++++ Given material

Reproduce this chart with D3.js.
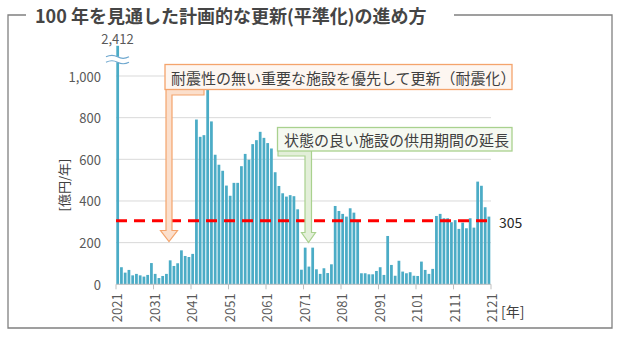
<!DOCTYPE html>
<html><head><meta charset="utf-8">
<script src="https://cdn.jsdelivr.net/npm/d3@7"></script>
<style>body{margin:0;background:#fff}</style>
</head><body><svg id="c" width="620" height="339"></svg>
<script>
const titleText = "100 年を見通した計画的な更新(平準化)の進め方";
const startYear = 2021;
const values = [2412,
  82,56,69,43,50,43,37,45,102,50,30,40,50,115,88,101,163,136,131,146,
  791,708,716,960,782,622,574,545,474,425,487,487,567,626,598,673,692,732,703,678,652,538,472,437,421,428,423,360,
  70,176,85,176,72,50,77,54,96,
  376,352,338,325,365,344,300,
  53,53,48,48,64,82,45,
  232,
  93,41,113,61,53,58,41,40,109,69,50,74,
  328,338,317,317,298,308,266,296,269,317,272,493,473,370,325];
const years = values.map((v, i) => startYear + i);
const yTicks = [0, 200, 400, 600, 800, 1000];
const xTickYears = [2021, 2031, 2041, 2051, 2061, 2071, 2081, 2091, 2101, 2111, 2121];
const averageValue = 305;
const breakCap = 1145;
const yTitle = "[億円/年]";
const xUnit = "[年]";
const note1 = "耐震性の無い重要な施設を優先して更新（耐震化）";
const note2 = "状態の良い施設の供用期間の延長";

const font = "'Noto Sans CJK JP','Noto Sans',sans-serif";
const svg = d3.select("#c").style("font-family", font);

const x = d3.scaleLinear().domain([2021, 2121]).range([116, 491]);
const y = d3.scaleLinear().domain([0, 1000]).range([284.3, 76]);

// frame
svg.append("path").attr("d", "M26,15H8V328H612V15H454")
  .attr("fill", "none").attr("stroke", "#808080").attr("stroke-width", 1.3);
svg.append("text").attr("x", 35).attr("y", 15).attr("dominant-baseline", "central")
  .attr("font-size", 18).attr("font-weight", "bold").attr("fill", "#454545").text(titleText);

// grid
svg.append("g").selectAll("line").data(yTicks.filter(d => d > 0)).join("line")
  .attr("x1", x(2021)).attr("x2", x(2121)).attr("y1", d => y(d)).attr("y2", d => y(d))
  .attr("stroke", "#d9d9d9").attr("stroke-width", 1);

// y labels
svg.append("g").selectAll("text").data(yTicks).join("text")
  .attr("x", 101).attr("y", d => y(d)).attr("text-anchor", "end").attr("dominant-baseline", "central")
  .attr("font-size", 13).attr("fill", "#595959").text(d => d3.format(",")(d));

// bars
svg.append("g").selectAll("rect").data(values).join("rect")
  .attr("x", (d, i) => x(years[i]) + 0.3)
  .attr("width", (d, i) => x(years[i] + 1) - x(years[i]) - 1)
  .attr("y", d => y(Math.min(d, breakCap)))
  .attr("height", d => y(0) - y(Math.min(d, breakCap)))
  .attr("fill", "#4bacc6");

// break marks on the outlier
const bx = x(2021);
svg.append("rect").attr("x", bx - 10).attr("y", y(1092)).attr("width", 24).attr("height", y(1066) - y(1092)).attr("fill", "#fff");
[1092, 1066].forEach(v => {
  const yy = y(v);
  svg.append("path").attr("d", `M${bx-10},${yy} Q${bx-4},${yy-3} ${bx+1.5},${yy} T${bx+13},${yy}`)
    .attr("fill", "none").attr("stroke", "#6fa8cf").attr("stroke-width", 1.2);
});
svg.append("text").attr("x", bx + 1.5).attr("y", 38).attr("text-anchor", "middle").attr("dominant-baseline", "central")
  .attr("font-size", 13).attr("fill", "#595959").text(d3.format(",")(values[0]));

// x axis
svg.append("line").attr("x1", x(2021)).attr("x2", x(2121)).attr("y1", y(0)).attr("y2", y(0))
  .attr("stroke", "#bfbfbf").attr("stroke-width", 1);
svg.append("g").selectAll("line").data(xTickYears).join("line")
  .attr("x1", d => x(d)).attr("x2", d => x(d)).attr("y1", y(0)).attr("y2", y(0) + 5)
  .attr("stroke", "#bfbfbf");
svg.append("g").selectAll("text").data(xTickYears).join("text")
  .attr("transform", d => `translate(${x(d) + 0.5},${y(0) + 9}) rotate(-90)`)
  .attr("text-anchor", "end").attr("dominant-baseline", "central")
  .attr("font-size", 13).attr("fill", "#595959").text(d => d);
svg.append("text").attr("x", 501).attr("y", 311).attr("dominant-baseline", "central")
  .attr("font-size", 14).attr("fill", "#404040").text(xUnit);

// y title
svg.append("text").attr("transform", "translate(63,185) rotate(-90)")
  .attr("text-anchor", "middle").attr("dominant-baseline", "central")
  .attr("font-size", 13).attr("fill", "#404040").text(yTitle);

// average line
svg.append("line").attr("x1", x(2021)).attr("x2", x(2121)).attr("y1", y(averageValue)).attr("y2", y(averageValue))
  .attr("stroke", "#ff0000").attr("stroke-width", 3).attr("stroke-dasharray", "11,7");
svg.append("text").attr("x", 499).attr("y", y(averageValue) + 1).attr("dominant-baseline", "central")
  .attr("font-size", 14).attr("fill", "#262626").text(averageValue);

// annotations
function arrow(x0, x1, top, thick, sx0, sx1, headTop, hx0, hx1, tip, fill, stroke) {
  const cx = (hx0 + hx1) / 2;
  const d = `M${x0},${top} H${x1} V${top + thick} H${sx1} V${headTop} H${hx1} L${cx},${tip} L${hx0},${headTop} H${sx0} V${top + thick} H${x0} Z`;
  svg.append("path").attr("d", d).attr("fill", fill).attr("stroke", stroke).attr("stroke-width", 1.2);
}
arrow(166, 204, 89.5, 5.5, 166, 172, 230.5, 160.5, 177.5, 241.5, "#fbdfcc", "#f4a46c");
svg.append("rect").attr("x", 165).attr("y", 64.5).attr("width", 347).attr("height", 25)
  .attr("fill", "#fdf6f1").attr("stroke", "#f4a46c").attr("stroke-width", 1.3);
svg.append("text").attr("x", 171).attr("y", 77.5).attr("dominant-baseline", "central")
  .attr("font-size", 15).attr("fill", "#404040").text(note1);

arrow(278, 311.5, 150.5, 5.5, 305, 311.5, 232.5, 301.5, 315.5, 242.5, "#e3efd9", "#a9d18e");
svg.append("rect").attr("x", 277.5).attr("y", 127.5).attr("width", 234.5).attr("height", 23.5)
  .attr("fill", "#f5f9f1").attr("stroke", "#a9d18e").attr("stroke-width", 1.3);
svg.append("text").attr("x", 284).attr("y", 139.5).attr("dominant-baseline", "central")
  .attr("font-size", 15).attr("fill", "#404040").text(note2);
</script></body></html>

++++++++

Quote each line of the listing exactly, but leave the pictures out.

In response ▸
Reproduce this chart with D3.js.
<!DOCTYPE html>
<html><head><meta charset="utf-8">
<script src="https://cdn.jsdelivr.net/npm/d3@7"></script>
<style>body{margin:0;background:#fff}</style>
</head><body><svg id="c" width="620" height="339"></svg>
<script>
const titleText = "100 年を見通した計画的な更新(平準化)の進め方";
const startYear = 2021;
const values = [2412,
  82,56,69,43,50,43,37,45,102,50,30,40,50,115,88,101,163,136,131,146,
  791,708,716,960,782,622,574,545,474,425,487,487,567,626,598,673,692,732,703,678,652,538,472,437,421,428,423,360,
  70,176,85,176,72,50,77,54,96,
  376,352,338,325,365,344,300,
  53,53,48,48,64,82,45,
  232,
  93,41,113,61,53,58,41,40,109,69,50,74,
  328,338,317,317,298,308,266,296,269,317,272,493,473,370,325];
const years = values.map((v, i) => startYear + i);
const yTicks = [0, 200, 400, 600, 800, 1000];
const xTickYears = [2021, 2031, 2041, 2051, 2061, 2071, 2081, 2091, 2101, 2111, 2121];
const averageValue = 305;
const breakCap = 1145;
const yTitle = "[億円/年]";
const xUnit = "[年]";
const note1 = "耐震性の無い重要な施設を優先して更新（耐震化）";
const note2 = "状態の良い施設の供用期間の延長";

const font = "'Noto Sans CJK JP','Noto Sans',sans-serif";
const svg = d3.select("#c").style("font-family", font);

const x = d3.scaleLinear().domain([2021, 2121]).range([116, 491]);
const y = d3.scaleLinear().domain([0, 1000]).range([284.3, 76]);

// frame
svg.append("path").attr("d", "M26,15H8V328H612V15H454")
  .attr("fill", "none").attr("stroke", "#808080").attr("stroke-width", 1.3);
svg.append("text").attr("x", 35).attr("y", 15).attr("dominant-baseline", "central")
  .attr("font-size", 18).attr("font-weight", "bold").attr("fill", "#454545").text(titleText);

// grid
svg.append("g").selectAll("line").data(yTicks.filter(d => d > 0)).join("line")
  .attr("x1", x(2021)).attr("x2", x(2121)).attr("y1", d => y(d)).attr("y2", d => y(d))
  .attr("stroke", "#d9d9d9").attr("stroke-width", 1);

// y labels
svg.append("g").selectAll("text").data(yTicks).join("text")
  .attr("x", 101).attr("y", d => y(d)).attr("text-anchor", "end").attr("dominant-baseline", "central")
  .attr("font-size", 13).attr("fill", "#595959").text(d => d3.format(",")(d));

// bars
svg.append("g").selectAll("rect").data(values).join("rect")
  .attr("x", (d, i) => x(years[i]) + 0.3)
  .attr("width", (d, i) => x(years[i] + 1) - x(years[i]) - 1)
  .attr("y", d => y(Math.min(d, breakCap)))
  .attr("height", d => y(0) - y(Math.min(d, breakCap)))
  .attr("fill", "#4bacc6");

// break marks on the outlier
const bx = x(2021);
svg.append("rect").attr("x", bx - 10).attr("y", y(1092)).attr("width", 24).attr("height", y(1066) - y(1092)).attr("fill", "#fff");
[1092, 1066].forEach(v => {
  const yy = y(v);
  svg.append("path").attr("d", `M${bx-10},${yy} Q${bx-4},${yy-3} ${bx+1.5},${yy} T${bx+13},${yy}`)
    .attr("fill", "none").attr("stroke", "#6fa8cf").attr("stroke-width", 1.2);
});
svg.append("text").attr("x", bx + 1.5).attr("y", 38).attr("text-anchor", "middle").attr("dominant-baseline", "central")
  .attr("font-size", 13).attr("fill", "#595959").text(d3.format(",")(values[0]));

// x axis
svg.append("line").attr("x1", x(2021)).attr("x2", x(2121)).attr("y1", y(0)).attr("y2", y(0))
  .attr("stroke", "#bfbfbf").attr("stroke-width", 1);
svg.append("g").selectAll("line").data(xTickYears).join("line")
  .attr("x1", d => x(d)).attr("x2", d => x(d)).attr("y1", y(0)).attr("y2", y(0) + 5)
  .attr("stroke", "#bfbfbf");
svg.append("g").selectAll("text").data(xTickYears).join("text")
  .attr("transform", d => `translate(${x(d) + 0.5},${y(0) + 9}) rotate(-90)`)
  .attr("text-anchor", "end").attr("dominant-baseline", "central")
  .attr("font-size", 13).attr("fill", "#595959").text(d => d);
svg.append("text").attr("x", 501).attr("y", 311).attr("dominant-baseline", "central")
  .attr("font-size", 14).attr("fill", "#404040").text(xUnit);

// y title
svg.append("text").attr("transform", "translate(63,185) rotate(-90)")
  .attr("text-anchor", "middle").attr("dominant-baseline", "central")
  .attr("font-size", 13).attr("fill", "#404040").text(yTitle);

// average line
svg.append("line").attr("x1", x(2021)).attr("x2", x(2121)).attr("y1", y(averageValue)).attr("y2", y(averageValue))
  .attr("stroke", "#ff0000").attr("stroke-width", 3).attr("stroke-dasharray", "11,7");
svg.append("text").attr("x", 499).attr("y", y(averageValue) + 1).attr("dominant-baseline", "central")
  .attr("font-size", 14).attr("fill", "#262626").text(averageValue);

// annotations
function arrow(x0, x1, top, thick, sx0, sx1, headTop, hx0, hx1, tip, fill, stroke) {
  const cx = (hx0 + hx1) / 2;
  const d = `M${x0},${top} H${x1} V${top + thick} H${sx1} V${headTop} H${hx1} L${cx},${tip} L${hx0},${headTop} H${sx0} V${top + thick} H${x0} Z`;
  svg.append("path").attr("d", d).attr("fill", fill).attr("stroke", stroke).attr("stroke-width", 1.2);
}
arrow(166, 204, 89.5, 5.5, 166, 172, 230.5, 160.5, 177.5, 241.5, "#fbdfcc", "#f4a46c");
svg.append("rect").attr("x", 165).attr("y", 64.5).attr("width", 347).attr("height", 25)
  .attr("fill", "#fdf6f1").attr("stroke", "#f4a46c").attr("stroke-width", 1.3);
svg.append("text").attr("x", 171).attr("y", 77.5).attr("dominant-baseline", "central")
  .attr("font-size", 15).attr("fill", "#404040").text(note1);

arrow(278, 311.5, 150.5, 5.5, 305, 311.5, 232.5, 301.5, 315.5, 242.5, "#e3efd9", "#a9d18e");
svg.append("rect").attr("x", 277.5).attr("y", 127.5).attr("width", 234.5).attr("height", 23.5)
  .attr("fill", "#f5f9f1").attr("stroke", "#a9d18e").attr("stroke-width", 1.3);
svg.append("text").attr("x", 284).attr("y", 139.5).attr("dominant-baseline", "central")
  .attr("font-size", 15).attr("fill", "#404040").text(note2);
</script></body></html>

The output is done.